In Grover, I met up with Dorothy and Al Timm, who grew up, raised their children and are now retired in this town of 137. They showed me around the town’s history museum, a train depot building that’s part of an abandoned railroad system which actually shadows the Pawnee Pioneer Trails Historic Byway.

Gover has had its ups and downs over the years. Al said easy access to water has helped it survive while others nearby have faded away. Today — ironically — it's road construction that may give Grover a boost. The county is paving CR390 in part due to oil and gas traffic.

“It’s actually going to help our town stay alive,” said Al Timm. “Just like the railroad, it’s a path a direct line between Sterling and Cheyenne. [Now] there’s 20 miles of dirt road that stops people from coming on through here.”

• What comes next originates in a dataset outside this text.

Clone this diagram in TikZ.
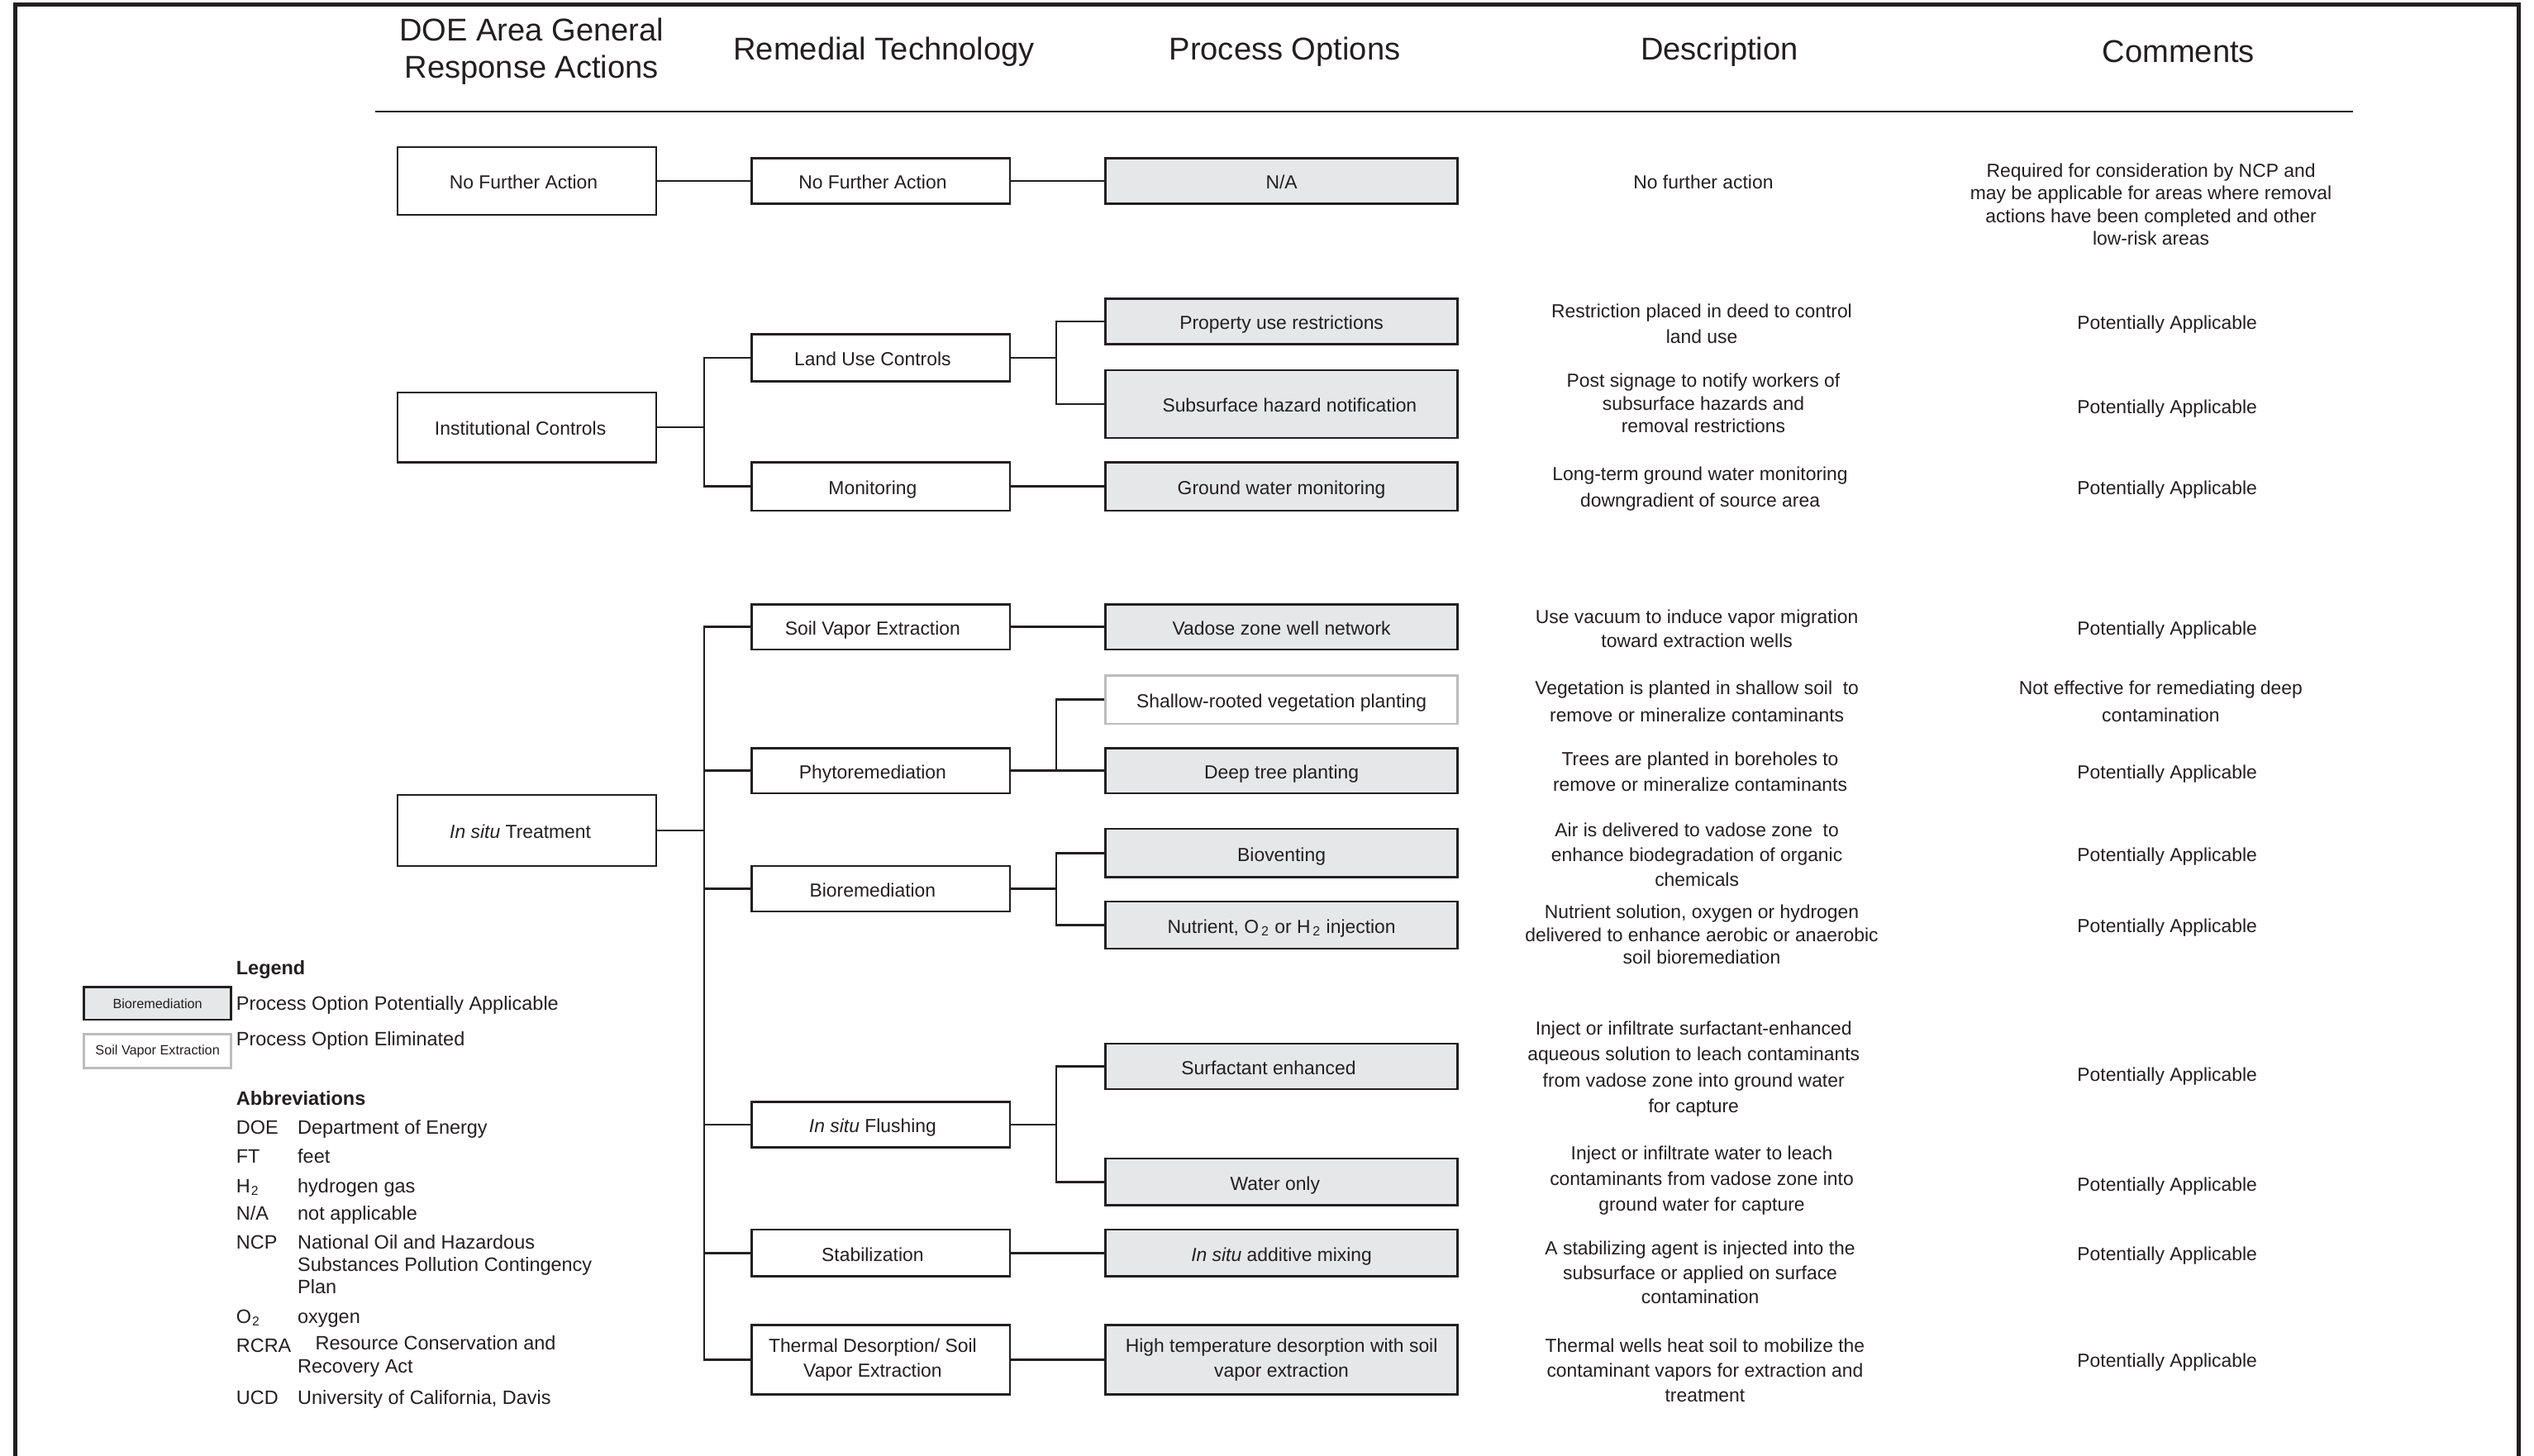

Grover recently invested $2 million from grants into sewer, water and fiber-optic lines. All that will help keep Grover in the middle of everywhere, not in the middle of nowhere, said Al.

At the end of my trip I couldn’t help but to wonder about the future of these small towns. There’s the economic promise of oil and gas development, yet the boom isn’t bringing more residents to towns like New Raymer and Grover.

How will they survive to the next century?

Kay Brigham-Rich of the Sterling Museum said population along the eastern plains will never reach the heights of Denver and the Front Range.

“I don’t think anyone ever expects us to become a big metropolis,” she said. “It’s not an easy place to live.”

All you can really hope for are good weather, good neighbors and a solid Internet connection.